» **Goal**
From the records, pick out and copy each line containing "this".

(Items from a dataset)
=======
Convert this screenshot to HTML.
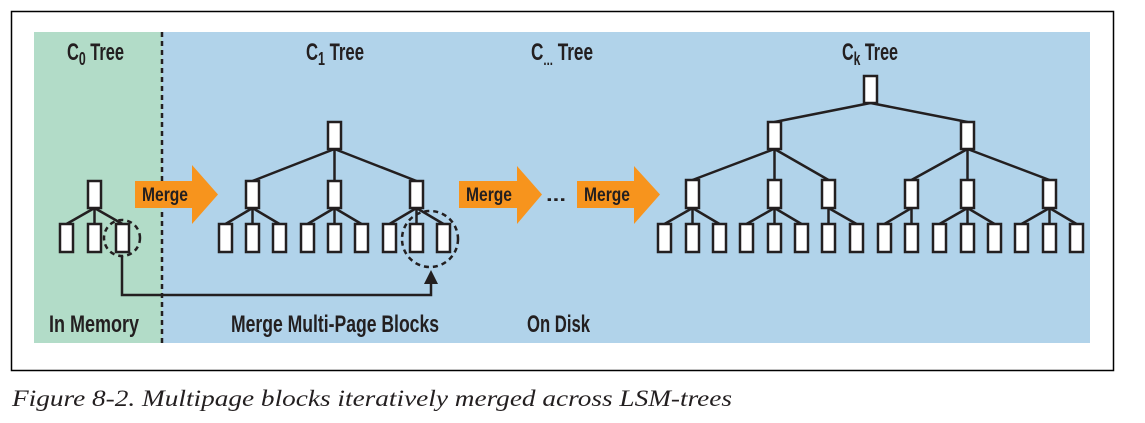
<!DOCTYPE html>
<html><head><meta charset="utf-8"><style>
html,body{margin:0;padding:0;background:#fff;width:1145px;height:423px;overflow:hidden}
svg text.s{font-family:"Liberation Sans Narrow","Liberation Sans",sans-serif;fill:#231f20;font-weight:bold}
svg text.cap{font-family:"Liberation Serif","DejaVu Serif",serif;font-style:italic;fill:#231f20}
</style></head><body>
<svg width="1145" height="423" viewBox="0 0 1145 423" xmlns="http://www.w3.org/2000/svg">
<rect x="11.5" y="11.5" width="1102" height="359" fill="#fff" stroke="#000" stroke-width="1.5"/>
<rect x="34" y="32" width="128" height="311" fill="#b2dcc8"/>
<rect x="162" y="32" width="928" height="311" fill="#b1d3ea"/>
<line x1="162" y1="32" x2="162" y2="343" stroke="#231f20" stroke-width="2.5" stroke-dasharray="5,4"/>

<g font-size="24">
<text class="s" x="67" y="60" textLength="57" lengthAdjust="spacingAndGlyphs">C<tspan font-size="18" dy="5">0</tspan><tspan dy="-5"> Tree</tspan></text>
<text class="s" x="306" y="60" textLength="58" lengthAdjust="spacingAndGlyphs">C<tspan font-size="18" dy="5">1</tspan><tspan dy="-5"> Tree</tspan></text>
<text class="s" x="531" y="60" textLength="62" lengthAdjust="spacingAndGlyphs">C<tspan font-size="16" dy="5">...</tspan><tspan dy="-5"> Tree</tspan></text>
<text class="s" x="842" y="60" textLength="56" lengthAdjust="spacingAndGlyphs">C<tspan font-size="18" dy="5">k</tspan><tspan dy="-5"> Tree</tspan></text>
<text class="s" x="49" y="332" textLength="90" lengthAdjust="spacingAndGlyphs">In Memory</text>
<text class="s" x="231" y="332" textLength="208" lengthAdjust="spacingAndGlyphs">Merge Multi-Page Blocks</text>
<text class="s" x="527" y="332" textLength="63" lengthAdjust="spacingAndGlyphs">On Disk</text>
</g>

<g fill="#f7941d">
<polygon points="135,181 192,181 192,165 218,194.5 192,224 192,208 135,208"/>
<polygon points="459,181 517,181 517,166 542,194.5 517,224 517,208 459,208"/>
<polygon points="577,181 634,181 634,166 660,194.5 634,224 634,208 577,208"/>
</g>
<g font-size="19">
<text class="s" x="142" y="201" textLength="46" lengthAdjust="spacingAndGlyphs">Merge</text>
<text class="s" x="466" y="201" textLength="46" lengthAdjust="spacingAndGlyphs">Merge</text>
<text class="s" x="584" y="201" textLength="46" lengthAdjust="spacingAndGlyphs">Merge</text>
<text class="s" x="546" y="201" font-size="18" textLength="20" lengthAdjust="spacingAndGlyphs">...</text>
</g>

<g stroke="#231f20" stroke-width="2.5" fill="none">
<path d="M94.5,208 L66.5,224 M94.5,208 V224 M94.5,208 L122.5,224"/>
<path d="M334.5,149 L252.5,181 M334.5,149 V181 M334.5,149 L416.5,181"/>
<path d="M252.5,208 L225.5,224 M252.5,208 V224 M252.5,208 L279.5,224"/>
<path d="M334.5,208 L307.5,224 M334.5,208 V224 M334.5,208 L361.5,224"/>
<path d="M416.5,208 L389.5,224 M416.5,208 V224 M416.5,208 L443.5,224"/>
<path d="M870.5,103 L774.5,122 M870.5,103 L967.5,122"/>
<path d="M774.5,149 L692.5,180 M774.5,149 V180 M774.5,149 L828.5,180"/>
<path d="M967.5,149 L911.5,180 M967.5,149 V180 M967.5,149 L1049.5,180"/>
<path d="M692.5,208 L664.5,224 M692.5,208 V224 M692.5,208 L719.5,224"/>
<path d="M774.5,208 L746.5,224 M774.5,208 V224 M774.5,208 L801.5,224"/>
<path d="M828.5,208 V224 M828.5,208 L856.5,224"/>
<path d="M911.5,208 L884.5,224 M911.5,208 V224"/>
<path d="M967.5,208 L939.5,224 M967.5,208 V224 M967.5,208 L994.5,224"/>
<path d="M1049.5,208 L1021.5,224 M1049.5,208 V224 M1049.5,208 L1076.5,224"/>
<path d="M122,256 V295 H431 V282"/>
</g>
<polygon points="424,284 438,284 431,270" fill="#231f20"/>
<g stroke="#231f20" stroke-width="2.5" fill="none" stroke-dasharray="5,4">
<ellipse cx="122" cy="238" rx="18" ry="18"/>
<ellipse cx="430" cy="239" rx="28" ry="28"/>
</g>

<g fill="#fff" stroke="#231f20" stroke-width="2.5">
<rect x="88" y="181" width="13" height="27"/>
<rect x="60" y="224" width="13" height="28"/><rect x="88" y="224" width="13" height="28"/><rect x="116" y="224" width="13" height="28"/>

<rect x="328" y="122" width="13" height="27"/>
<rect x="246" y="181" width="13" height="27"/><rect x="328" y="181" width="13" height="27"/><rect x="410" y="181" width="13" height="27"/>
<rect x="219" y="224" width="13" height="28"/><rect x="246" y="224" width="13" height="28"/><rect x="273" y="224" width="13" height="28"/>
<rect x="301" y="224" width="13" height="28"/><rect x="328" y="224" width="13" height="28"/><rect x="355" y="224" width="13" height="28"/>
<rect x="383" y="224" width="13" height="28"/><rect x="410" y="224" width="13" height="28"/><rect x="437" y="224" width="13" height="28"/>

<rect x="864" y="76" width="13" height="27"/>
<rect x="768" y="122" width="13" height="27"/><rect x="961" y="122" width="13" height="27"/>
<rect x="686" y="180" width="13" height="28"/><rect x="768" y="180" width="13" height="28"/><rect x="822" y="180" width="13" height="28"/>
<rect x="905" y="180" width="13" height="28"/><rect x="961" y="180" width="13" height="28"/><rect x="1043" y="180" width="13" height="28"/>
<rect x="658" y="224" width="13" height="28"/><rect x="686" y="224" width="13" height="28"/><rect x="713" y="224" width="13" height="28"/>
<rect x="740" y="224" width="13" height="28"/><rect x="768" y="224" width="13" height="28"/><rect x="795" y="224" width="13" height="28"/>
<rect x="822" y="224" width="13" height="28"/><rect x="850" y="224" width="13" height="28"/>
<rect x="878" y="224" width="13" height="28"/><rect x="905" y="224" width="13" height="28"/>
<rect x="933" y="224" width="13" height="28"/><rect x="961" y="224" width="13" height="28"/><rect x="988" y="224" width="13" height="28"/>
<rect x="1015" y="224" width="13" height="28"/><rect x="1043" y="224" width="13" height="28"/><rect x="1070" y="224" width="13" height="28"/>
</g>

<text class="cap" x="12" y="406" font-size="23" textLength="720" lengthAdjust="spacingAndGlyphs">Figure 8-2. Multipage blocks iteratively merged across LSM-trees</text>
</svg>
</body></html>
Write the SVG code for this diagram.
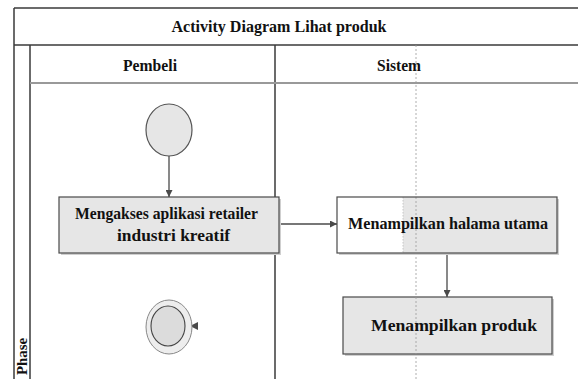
=======
» **Reply**
Convert this screenshot to HTML.
Write the SVG code for this diagram.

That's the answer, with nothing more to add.